Information shown

>> Start

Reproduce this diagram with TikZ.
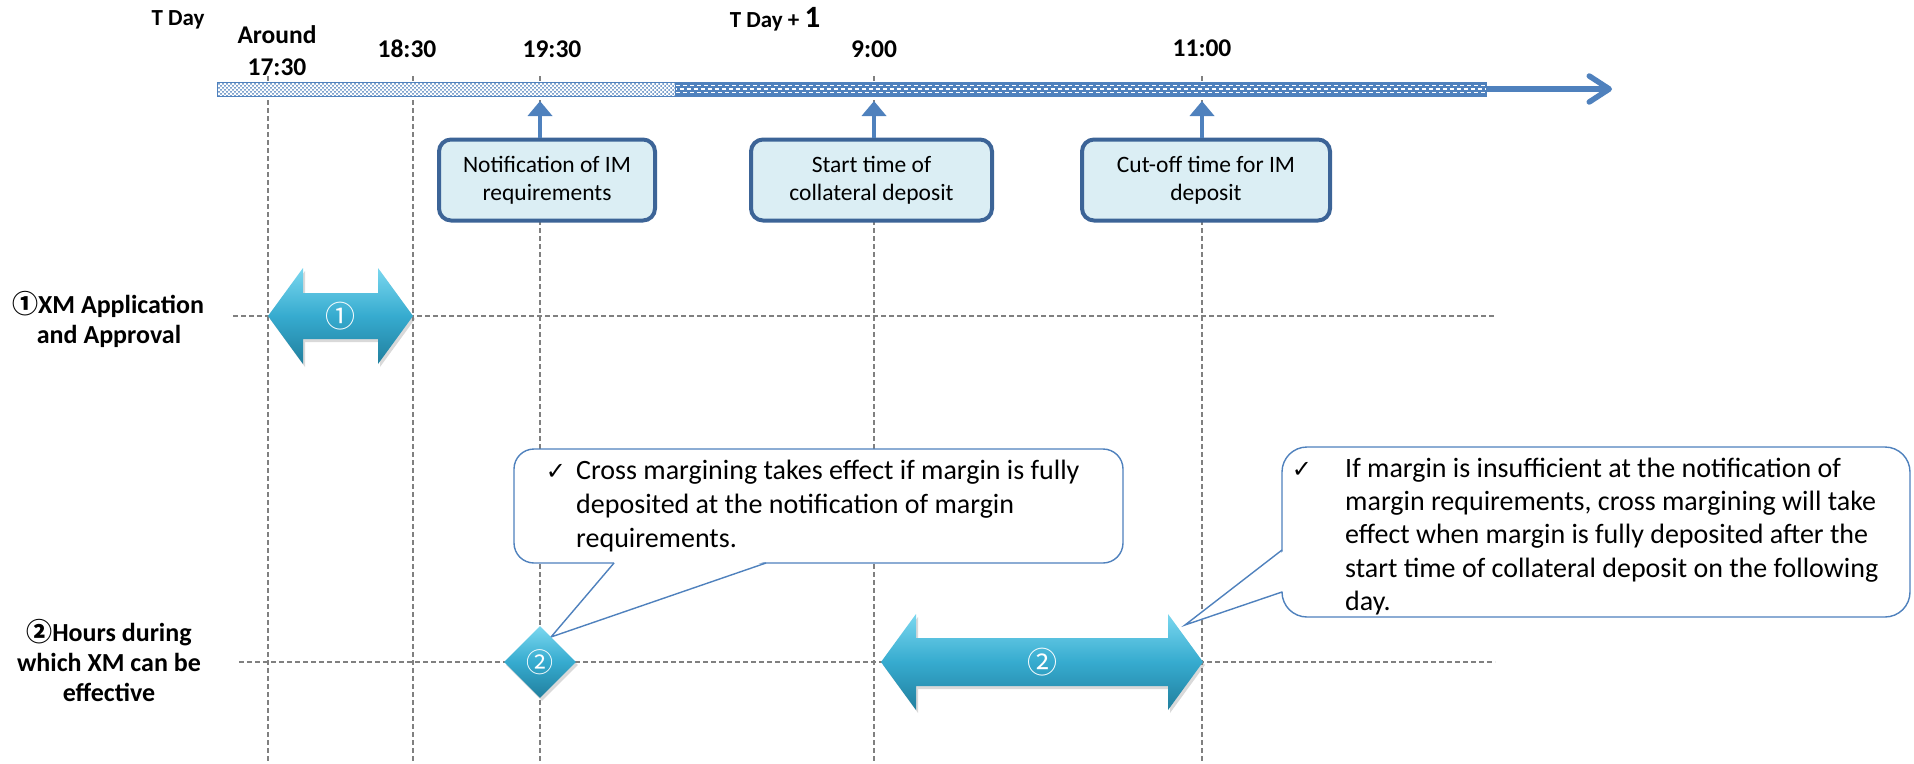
\documentclass[tikz,border=0pt]{standalone}
\usepackage{fontspec}
\setmainfont{Carlito}
\newfontfamily\symf{DejaVu Sans}
\newfontfamily\cjkf{Noto Sans CJK JP}
\usetikzlibrary{patterns,arrows.meta,shapes.geometric,shadows}
\definecolor{ablue}{HTML}{4F81BD}
\definecolor{bxborder}{HTML}{3C6497}
\definecolor{bxfill}{HTML}{DBEEF4}
\definecolor{gridc}{HTML}{808080}
\definecolor{tealA}{HTML}{7AD7EF}
\definecolor{tealB}{HTML}{36ABCF}
\definecolor{tealC}{HTML}{217F9E}
\pgfdeclarepatternformonly{bigdots}{\pgfqpoint{-1pt}{-1pt}}{\pgfqpoint{5pt}{5pt}}{\pgfqpoint{4pt}{4pt}}{%
  \pgfpathcircle{\pgfqpoint{1pt}{1pt}}{1pt}%
  \pgfpathcircle{\pgfqpoint{3pt}{3pt}}{1pt}%
  \pgfusepath{fill}}
\begin{document}
\begin{tikzpicture}[x=1pt,y=-1pt,
  hdr/.style={font=\fontsize{25.5}{30}\selectfont\bfseries, inner sep=0, anchor=base},
  rowlbl/.style={font=\fontsize{26}{30}\selectfont\bfseries, inner sep=0, anchor=base},
  gridline/.style={draw=gridc, line width=1.1pt, dash pattern=on 5pt off 3pt},
  upar/.style={draw=ablue, line width=4.5pt, -{Triangle[length=15pt,width=24pt]}},
  infobox/.style={draw=bxborder, line width=4pt, fill=bxfill, rounded corners=12pt, align=center, font=\fontsize{23.5}{28}\selectfont, minimum height=81pt, inner sep=0},
  callout/.style={draw=ablue, line width=1.4pt, fill=white},
  ctext/.style={font=\fontsize{28}{33}\selectfont, inner sep=0, anchor=base west},
  chk/.style={font=\symf\fontsize{24}{24}\selectfont, inner sep=0, anchor=base},
  teal/.style={top color=tealA, bottom color=tealC, middle color=tealB, draw=none, drop shadow={opacity=0.3, shadow xshift=2pt, shadow yshift=-3pt}},
  numlbl/.style={font=\cjkf\fontsize{30}{30}\selectfont, text=white, inner sep=0},
]
\useasboundingbox (0,0) rectangle (1914,763);

% reference coordinates
\coordinate (v1) at (268,76);
\coordinate (v2) at (413,76);
\coordinate (v3) at (540,76);
\coordinate (v4) at (874,76);
\coordinate (v5) at (1202,76);
\coordinate (barbot) at (0,101);

% grid lines
\foreach \v in {v1,v2,v3,v4,v5}{
  \draw[gridline] (\v) -- (\v |- 0,763);
}
\coordinate (r1s) at (233,316);
\coordinate (r1e) at (1495,316);
\coordinate (r2s) at (239,662);
\coordinate (r2e) at (1495,662);
\draw[gridline] (r1s) -- (r1e);
\draw[gridline] (r2s) -- (r2e);

% time axis bar
\fill[white] (217,82) rectangle (675,96);
\fill[pattern=bigdots, pattern color=ablue] (217,82) rectangle (675,96);
\fill[ablue] (675,82) rectangle (1486,96);
\foreach \yy/\off in {85.5/0,89/3.5,92.5/0}{
  \draw[white, line width=1.5pt, dash pattern=on 4pt off 3pt, dash phase=\off pt] (676,\yy) -- (1485,\yy);
}
\draw[ablue, line width=1pt] (217,82) rectangle (1486,96);
\coordinate (barend) at (1486,89);
\coordinate (axisend) at (1612,89);
\draw[ablue, line width=5.5pt, -{Straight Barb[length=20pt,width=26pt,round]}] (barend) -- (axisend);

% headers
\node[hdr, font=\fontsize{23}{26}\selectfont\bfseries] (tday) at (178,25) {T Day};
\node[hdr] (around) at (277,43) {Around};
\node[hdr] (t1730) at (277,75) {17:30};
\node[hdr] (t1830) at (407,57) {18:30};
\node[hdr] (t1930) at (552,57) {19:30};
\node[hdr, font=\fontsize{23}{26}\selectfont\bfseries] (tday1) at (775,27) {T Day + {\fontsize{31}{31}\selectfont 1}};
\node[hdr] (t900) at (874,57) {9:00};
\node[hdr] (t1100) at (1202,56) {11:00};

% info boxes
\node[infobox, minimum width=216pt] (b1) at (547,180) {Notification of IM\\requirements};
\node[infobox, minimum width=241pt] (b2) at (871.5,180) {Start time of\\collateral deposit};
\node[infobox, minimum width=248pt] (b3) at (1206,180) {Cut-off time for IM\\deposit};
\draw[upar] (b1.north -| v3) -- (v3 |- barbot);
\draw[upar] (b2.north -| v4) -- (v4 |- barbot);
\draw[upar] (b3.north -| v5) -- (v5 |- barbot);

% row labels
\node[rowlbl] (l1a) at (108,313) {{\cjkf\fontsize{26}{26}\selectfont ①}XM Application};
\node[rowlbl] (l1b) at (109,343) {and Approval};
\node[rowlbl] (l2a) at (109,641) {{\cjkf\fontsize{26}{26}\selectfont ②}Hours during};
\node[rowlbl] (l2b) at (109,671) {which XM can be};
\node[rowlbl] (l2c) at (109,701) {effective};

% double arrow 1
\path[teal] (268,316) -- (303,268) -- (303,293) -- (378,293) -- (378,268) -- (413,316)
  -- (378,364) -- (378,339) -- (303,339) -- (303,364) -- cycle;
\node[numlbl] (n1) at (340.5,316) {①};

% callout 1
\draw[callout, rounded corners=20pt] (514,449) rectangle (1123,563);
\fill[white] (615,561.5) -- (551,637) -- (765,561.5) -- cycle;
\draw[ablue, line width=1.4pt, line join=miter] (614,563) -- (551,637) -- (766,563);
\node[chk] (c1) at (556,479) {✓};
\node[ctext] (c1a) at (576,479) {Cross margining takes effect if margin is fully};
\node[ctext] (c1b) at (576,513) {deposited at the notification of margin};
\node[ctext] (c1c) at (576,547) {requirements.};

% callout 2
\draw[callout, rounded corners=25pt] (1282,447) rectangle (1910,617);
\fill[white] (1283.5,551) -- (1185,625) -- (1283.5,591) -- cycle;
\draw[ablue, line width=1.4pt, line join=miter] (1282,550) -- (1185,625) -- (1282,592);
\node[chk] (c2) at (1302,477) {✓};
\node[ctext] (c2a) at (1345,477) {If margin is insufficient at the notification of};
\node[ctext] (c2b) at (1345,510) {margin requirements, cross margining will take};
\node[ctext] (c2c) at (1345,543) {effect when margin is fully deposited after the};
\node[ctext] (c2d) at (1345,577) {start time of collateral deposit on the following};
\node[ctext] (c2e) at (1345,610) {day.};

% diamond
\node[diamond, teal, minimum width=72pt, minimum height=72pt, inner sep=0] (d2) at (540,662) {};
\node[numlbl, font=\cjkf\fontsize{27}{27}\selectfont] (n2a) at (d2) {②};

% double arrow 2
\path[teal] (881,662) -- (916,614) -- (916,638) -- (1168,638) -- (1168,614) -- (1203,662)
  -- (1168,710) -- (1168,686) -- (916,686) -- (916,710) -- cycle;
\node[numlbl] (n2b) at (1042,662) {②};
\end{tikzpicture}
\end{document}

>> End

Instruction
Repeat the listing in full and exactly. Do not include any images.

Result of the exercise
Reproduce this diagram with TikZ.
\documentclass[tikz,border=0pt]{standalone}
\usepackage{fontspec}
\setmainfont{Carlito}
\newfontfamily\symf{DejaVu Sans}
\newfontfamily\cjkf{Noto Sans CJK JP}
\usetikzlibrary{patterns,arrows.meta,shapes.geometric,shadows}
\definecolor{ablue}{HTML}{4F81BD}
\definecolor{bxborder}{HTML}{3C6497}
\definecolor{bxfill}{HTML}{DBEEF4}
\definecolor{gridc}{HTML}{808080}
\definecolor{tealA}{HTML}{7AD7EF}
\definecolor{tealB}{HTML}{36ABCF}
\definecolor{tealC}{HTML}{217F9E}
\pgfdeclarepatternformonly{bigdots}{\pgfqpoint{-1pt}{-1pt}}{\pgfqpoint{5pt}{5pt}}{\pgfqpoint{4pt}{4pt}}{%
  \pgfpathcircle{\pgfqpoint{1pt}{1pt}}{1pt}%
  \pgfpathcircle{\pgfqpoint{3pt}{3pt}}{1pt}%
  \pgfusepath{fill}}
\begin{document}
\begin{tikzpicture}[x=1pt,y=-1pt,
  hdr/.style={font=\fontsize{25.5}{30}\selectfont\bfseries, inner sep=0, anchor=base},
  rowlbl/.style={font=\fontsize{26}{30}\selectfont\bfseries, inner sep=0, anchor=base},
  gridline/.style={draw=gridc, line width=1.1pt, dash pattern=on 5pt off 3pt},
  upar/.style={draw=ablue, line width=4.5pt, -{Triangle[length=15pt,width=24pt]}},
  infobox/.style={draw=bxborder, line width=4pt, fill=bxfill, rounded corners=12pt, align=center, font=\fontsize{23.5}{28}\selectfont, minimum height=81pt, inner sep=0},
  callout/.style={draw=ablue, line width=1.4pt, fill=white},
  ctext/.style={font=\fontsize{28}{33}\selectfont, inner sep=0, anchor=base west},
  chk/.style={font=\symf\fontsize{24}{24}\selectfont, inner sep=0, anchor=base},
  teal/.style={top color=tealA, bottom color=tealC, middle color=tealB, draw=none, drop shadow={opacity=0.3, shadow xshift=2pt, shadow yshift=-3pt}},
  numlbl/.style={font=\cjkf\fontsize{30}{30}\selectfont, text=white, inner sep=0},
]
\useasboundingbox (0,0) rectangle (1914,763);

% reference coordinates
\coordinate (v1) at (268,76);
\coordinate (v2) at (413,76);
\coordinate (v3) at (540,76);
\coordinate (v4) at (874,76);
\coordinate (v5) at (1202,76);
\coordinate (barbot) at (0,101);

% grid lines
\foreach \v in {v1,v2,v3,v4,v5}{
  \draw[gridline] (\v) -- (\v |- 0,763);
}
\coordinate (r1s) at (233,316);
\coordinate (r1e) at (1495,316);
\coordinate (r2s) at (239,662);
\coordinate (r2e) at (1495,662);
\draw[gridline] (r1s) -- (r1e);
\draw[gridline] (r2s) -- (r2e);

% time axis bar
\fill[white] (217,82) rectangle (675,96);
\fill[pattern=bigdots, pattern color=ablue] (217,82) rectangle (675,96);
\fill[ablue] (675,82) rectangle (1486,96);
\foreach \yy/\off in {85.5/0,89/3.5,92.5/0}{
  \draw[white, line width=1.5pt, dash pattern=on 4pt off 3pt, dash phase=\off pt] (676,\yy) -- (1485,\yy);
}
\draw[ablue, line width=1pt] (217,82) rectangle (1486,96);
\coordinate (barend) at (1486,89);
\coordinate (axisend) at (1612,89);
\draw[ablue, line width=5.5pt, -{Straight Barb[length=20pt,width=26pt,round]}] (barend) -- (axisend);

% headers
\node[hdr, font=\fontsize{23}{26}\selectfont\bfseries] (tday) at (178,25) {T Day};
\node[hdr] (around) at (277,43) {Around};
\node[hdr] (t1730) at (277,75) {17:30};
\node[hdr] (t1830) at (407,57) {18:30};
\node[hdr] (t1930) at (552,57) {19:30};
\node[hdr, font=\fontsize{23}{26}\selectfont\bfseries] (tday1) at (775,27) {T Day + {\fontsize{31}{31}\selectfont 1}};
\node[hdr] (t900) at (874,57) {9:00};
\node[hdr] (t1100) at (1202,56) {11:00};

% info boxes
\node[infobox, minimum width=216pt] (b1) at (547,180) {Notification of IM\\requirements};
\node[infobox, minimum width=241pt] (b2) at (871.5,180) {Start time of\\collateral deposit};
\node[infobox, minimum width=248pt] (b3) at (1206,180) {Cut-off time for IM\\deposit};
\draw[upar] (b1.north -| v3) -- (v3 |- barbot);
\draw[upar] (b2.north -| v4) -- (v4 |- barbot);
\draw[upar] (b3.north -| v5) -- (v5 |- barbot);

% row labels
\node[rowlbl] (l1a) at (108,313) {{\cjkf\fontsize{26}{26}\selectfont ①}XM Application};
\node[rowlbl] (l1b) at (109,343) {and Approval};
\node[rowlbl] (l2a) at (109,641) {{\cjkf\fontsize{26}{26}\selectfont ②}Hours during};
\node[rowlbl] (l2b) at (109,671) {which XM can be};
\node[rowlbl] (l2c) at (109,701) {effective};

% double arrow 1
\path[teal] (268,316) -- (303,268) -- (303,293) -- (378,293) -- (378,268) -- (413,316)
  -- (378,364) -- (378,339) -- (303,339) -- (303,364) -- cycle;
\node[numlbl] (n1) at (340.5,316) {①};

% callout 1
\draw[callout, rounded corners=20pt] (514,449) rectangle (1123,563);
\fill[white] (615,561.5) -- (551,637) -- (765,561.5) -- cycle;
\draw[ablue, line width=1.4pt, line join=miter] (614,563) -- (551,637) -- (766,563);
\node[chk] (c1) at (556,479) {✓};
\node[ctext] (c1a) at (576,479) {Cross margining takes effect if margin is fully};
\node[ctext] (c1b) at (576,513) {deposited at the notification of margin};
\node[ctext] (c1c) at (576,547) {requirements.};

% callout 2
\draw[callout, rounded corners=25pt] (1282,447) rectangle (1910,617);
\fill[white] (1283.5,551) -- (1185,625) -- (1283.5,591) -- cycle;
\draw[ablue, line width=1.4pt, line join=miter] (1282,550) -- (1185,625) -- (1282,592);
\node[chk] (c2) at (1302,477) {✓};
\node[ctext] (c2a) at (1345,477) {If margin is insufficient at the notification of};
\node[ctext] (c2b) at (1345,510) {margin requirements, cross margining will take};
\node[ctext] (c2c) at (1345,543) {effect when margin is fully deposited after the};
\node[ctext] (c2d) at (1345,577) {start time of collateral deposit on the following};
\node[ctext] (c2e) at (1345,610) {day.};

% diamond
\node[diamond, teal, minimum width=72pt, minimum height=72pt, inner sep=0] (d2) at (540,662) {};
\node[numlbl, font=\cjkf\fontsize{27}{27}\selectfont] (n2a) at (d2) {②};

% double arrow 2
\path[teal] (881,662) -- (916,614) -- (916,638) -- (1168,638) -- (1168,614) -- (1203,662)
  -- (1168,710) -- (1168,686) -- (916,686) -- (916,710) -- cycle;
\node[numlbl] (n2b) at (1042,662) {②};
\end{tikzpicture}
\end{document}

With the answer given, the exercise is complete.